Although emergency evacuation preparation zones created in the wake of the crisis at the Fukushima No. 1 nuclear power plant have been opened, parents like Suzuki remain worried about their children's exposure to excessive radiation.

All five schools are located in Minami-Soma's Haramachi district, which was inside the emergency evacuation preparation zone that covered all or part of five municipalities in the prefecture.

The Suzukis, however, still live at emergency rental housing in Soma available to evacuees after the March 11 disaster, even though the emergency evacuation preparation zone in Minami-Soma was dissolved on Sept. 30.

"Due to concerns over radiation exposure, we won't return to our house unless we can confirm it's safe," Suzuki said.

She is considering sending her eldest son, sixth-grader Shigeyuki, 12, to a middle school in Soma- instead of a school near their original house -in April next year after he graduates from primary school.

Whether or not her children can play their favorite sport, baseball, in Haramachi, will factor into the decision.

However, her two younger sons--fourth-grader Yusuke, 9, and second-grader Kiyonori, 8--have been urging Suzuki to return to Haramachi, saying, "All our friends are there."

"I'd like my sons to have more freedom to do the things they like," Suzuki said. "I know we shouldn't stay at the [Soma] shelter for too long."

Meanwhile, Reiko Sato, 41, whose family evacuated from Minami-Soma to Yonezawa, Yamagata Prefecture, decided not to allow two of her children to return to Haramachi Daiichi Primary School when it reopened.

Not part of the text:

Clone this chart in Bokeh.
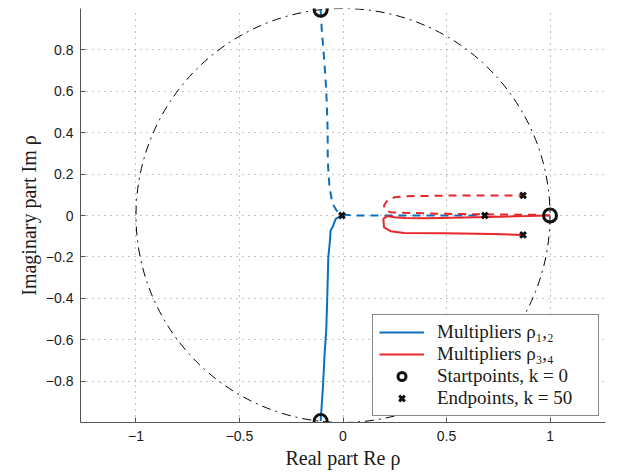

She said she would decide on the timing "after taking [the district's] decontamination efforts into account." Her youngest child, Hiromu, is only 4 years old, and Sato's main priority is to avoid any future health risks to her children posed by excessive radiation.

Her husband, Hidemasa, 41, spends five days a week in Minami-Soma working at his used car sales and real-estate rental businesses.

The couple's children--eldest son Taiko, 12, and daughter Haru, 9 -are adjusting to primary school in Yonezawa, but sometimes become homesick.

Sato therefore takes the children to play baseball in the Soma district on weekends when other children from Haramachi are there.

"Of course I'm worried about radiation exposure," Taiko said, "but I want to attend middle school in Haramachi."

Yet the sixth-grader's mother had a more immediate concern: "I'm wondering where his primary school graduation ceremony [in March] will take place -Minami-Soma or Yonezawa."